→ **Your goal**: Leaving out every picture, retype the lines below from the top through the one that contains "Arial, Helvetica, sans-serif';".
# START OF Information provided
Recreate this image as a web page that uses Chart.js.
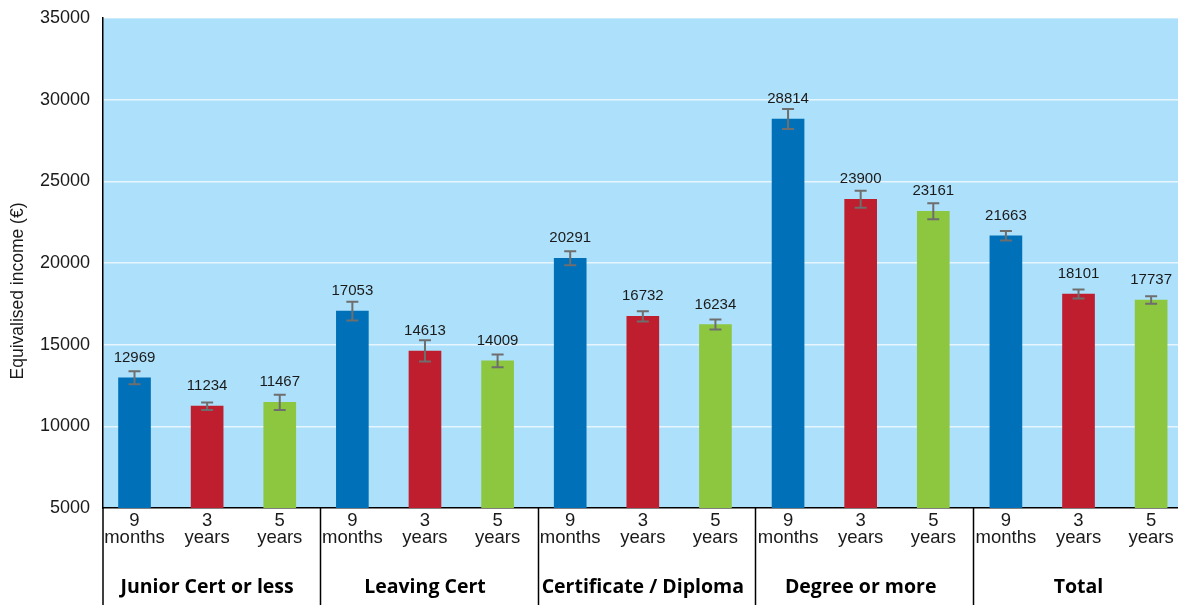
<!DOCTYPE html>
<html>
<head>
<meta charset="utf-8">
<title>Equivalised income</title>
<script src="https://cdn.jsdelivr.net/npm/chart.js"></script>
<style>
  body { margin: 0; background: #fff; overflow: hidden; }
  #wrap { width: 1178px; height: 605px; }
</style>
</head>
<body>
<div id="wrap"><canvas id="chart"></canvas></div>
<script>
// groups along the x axis, and the three time points inside each group
const groups = ['Junior Cert or less', 'Leaving Cert', 'Certificate / Diploma', 'Degree or more', 'Total'];
const periods = [['9', 'months'], ['3', 'years'], ['5', 'years']];

// equivalised income per group, by time point
const nineMonths = [12969, 17053, 20291, 28814, 21663];
const threeYears = [11234, 14613, 16732, 23900, 18101];
const fiveYears = [11467, 14009, 16234, 23161, 17737];

// half-width of the error bars
const nineMonthsErr = [400, 580, 430, 610, 290];
const threeYearsErr = [230, 650, 315, 520, 275];
const fiveYearsErr = [460, 390, 300, 490, 225];

const yTicks = [5000, 10000, 15000, 20000, 25000, 30000, 35000];
const yTitle = 'Equivalised income (€)';

const periodColors = ['#0071b9', '#be1e2d', '#8dc63f'];
const series = [nineMonths, threeYears, fiveYears];
const seriesErr = [nineMonthsErr, threeYearsErr, fiveYearsErr];

const points = [], errs = [], colors = [];
groups.forEach((g, gi) => {
  series.forEach((s, pi) => {
    points.push({ x: gi * 3 + pi, y: s[gi] });
    errs.push(seriesErr[pi][gi]);
    colors.push(periodColors[pi]);
  });
});

const FONT = '"Liberation Sans", Arial, Helvetica, sans-serif';

const decorations = {
  id: 'decorations',
  beforeDraw(chart) {
    const { ctx, chartArea: a } = chart;
    ctx.save();
    ctx.fillStyle = '#ade0fa';
    ctx.fillRect(a.left, a.top, a.right - a.left, a.bottom - a.top);
    ctx.restore();
  },
  afterDatasetsDraw(chart) {
    const { ctx, scales: { x, y } } = chart;
    const meta = chart.getDatasetMeta(0);
    ctx.save();
    // error bars
    ctx.strokeStyle = '#6e6e6e';
    ctx.lineWidth = 2;
    meta.data.forEach((bar, i) => {
      const v = points[i].y, e = errs[i];
      const top = y.getPixelForValue(v + e);
      const bot = y.getPixelForValue(v - e);
      ctx.beginPath();
      ctx.moveTo(bar.x, top); ctx.lineTo(bar.x, bot);
      ctx.moveTo(bar.x - 6, top); ctx.lineTo(bar.x + 6, top);
      ctx.moveTo(bar.x - 6, bot); ctx.lineTo(bar.x + 6, bot);
      ctx.stroke();
    });
    // value labels
    ctx.fillStyle = '#1a1a1a';
    ctx.font = '15px ' + FONT;
    ctx.textAlign = 'center';
    ctx.textBaseline = 'alphabetic';
    meta.data.forEach((bar, i) => {
      ctx.fillText(String(points[i].y), bar.x, bar.y - 16);
    });
    ctx.restore();
  },
  afterDraw(chart) {
    const { ctx, chartArea: a, scales: { x } } = chart;
    const h = chart.height;
    ctx.save();
    ctx.strokeStyle = '#000';
    ctx.lineWidth = 1.5;
    ctx.beginPath();
    ctx.moveTo(a.left, a.bottom); ctx.lineTo(a.left, h);
    for (let gi = 1; gi < groups.length; gi++) {
      const px = Math.round(x.getPixelForValue(gi * 3 - 0.45)) + 0.5;
      ctx.moveTo(px, a.bottom); ctx.lineTo(px, h);
    }
    ctx.stroke();
    ctx.fillStyle = '#000';
    ctx.font = 'bold 19.5px "Open Sans", sans-serif';
    ctx.textAlign = 'center';
    ctx.textBaseline = 'alphabetic';
    groups.forEach((g, gi) => {
      ctx.fillText(g, x.getPixelForValue(gi * 3 + 1), 593);
    });
    // y title, sits a bit below the middle of the axis in the original
    ctx.fillStyle = '#1a1a1a';
    ctx.font = '17.5px ' + FONT;
    ctx.textBaseline = 'middle';
    ctx.translate(18, 291);
    ctx.rotate(-Math.PI / 2);
    ctx.fillText(yTitle, 0, 0);
    ctx.restore();
  }
};

new Chart(document.getElementById('chart').getContext('2d'), {
  type: 'bar',
  data: {
    datasets: [{
      data: points,
      backgroundColor: colors,
      barThickness: 32,
      borderWidth: 0
    }]
  },
  options: {
    responsive: true,
    maintainAspectRatio: false,
    animation: false,
    layout: { padding: { top: 18, right: 0, left: 0, bottom: 0 } },
    plugins: { legend: { display: false }, tooltip: { enabled: false } },
    scales: {
      x: {
        type: 'linear',
        offset: false,
        min: -0.434,
        max: 14.37,
        grid: { display: false, drawTicks: false, offset: false },
        border: { color: '#000', width: 1.5 },
        afterBuildTicks: (scale) => {
          scale.ticks = points.map(p => ({ value: p.x }));
        },
        afterFit: (scale) => {
          scale.height = 97;
          scale.paddingLeft = 0;
          scale.paddingRight = 0;
        },
        ticks: {
          autoSkip: false,
          maxRotation: 0,
          padding: 4,
          color: '#1a1a1a',
          font: { family: FONT, size: 18.5, lineHeight: 0.95 },
          callback: (value, index) => periods[index % 3]
        }
      },
      y: {
        min: 5000,
        max: 35000,
        afterBuildTicks: (scale) => {
          scale.ticks = yTicks.map(v => ({ value: v }));
        },
        afterFit: (scale) => {
          scale.width = 103;
          scale.paddingTop = 0;
          scale.paddingBottom = 0;
        },
        grid: { color: 'rgba(255,255,255,0.7)', lineWidth: 1.5, drawTicks: false },
        border: { color: '#000', width: 1.5 },
        ticks: {
          padding: 13,
          color: '#1a1a1a',
          font: { family: FONT, size: 18 },
          callback: (value) => String(value)
        }
      }
    }
  },
  plugins: [decorations]
});
</script>
</body>
</html>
# END OF Information provided
→ **Written response**:
Recreate this image as a web page that uses Chart.js.
<!DOCTYPE html>
<html>
<head>
<meta charset="utf-8">
<title>Equivalised income</title>
<script src="https://cdn.jsdelivr.net/npm/chart.js"></script>
<style>
  body { margin: 0; background: #fff; overflow: hidden; }
  #wrap { width: 1178px; height: 605px; }
</style>
</head>
<body>
<div id="wrap"><canvas id="chart"></canvas></div>
<script>
// groups along the x axis, and the three time points inside each group
const groups = ['Junior Cert or less', 'Leaving Cert', 'Certificate / Diploma', 'Degree or more', 'Total'];
const periods = [['9', 'months'], ['3', 'years'], ['5', 'years']];

// equivalised income per group, by time point
const nineMonths = [12969, 17053, 20291, 28814, 21663];
const threeYears = [11234, 14613, 16732, 23900, 18101];
const fiveYears = [11467, 14009, 16234, 23161, 17737];

// half-width of the error bars
const nineMonthsErr = [400, 580, 430, 610, 290];
const threeYearsErr = [230, 650, 315, 520, 275];
const fiveYearsErr = [460, 390, 300, 490, 225];

const yTicks = [5000, 10000, 15000, 20000, 25000, 30000, 35000];
const yTitle = 'Equivalised income (€)';

const periodColors = ['#0071b9', '#be1e2d', '#8dc63f'];
const series = [nineMonths, threeYears, fiveYears];
const seriesErr = [nineMonthsErr, threeYearsErr, fiveYearsErr];

const points = [], errs = [], colors = [];
groups.forEach((g, gi) => {
  series.forEach((s, pi) => {
    points.push({ x: gi * 3 + pi, y: s[gi] });
    errs.push(seriesErr[pi][gi]);
    colors.push(periodColors[pi]);
  });
});

const FONT = '"Liberation Sans", Arial, Helvetica, sans-serif';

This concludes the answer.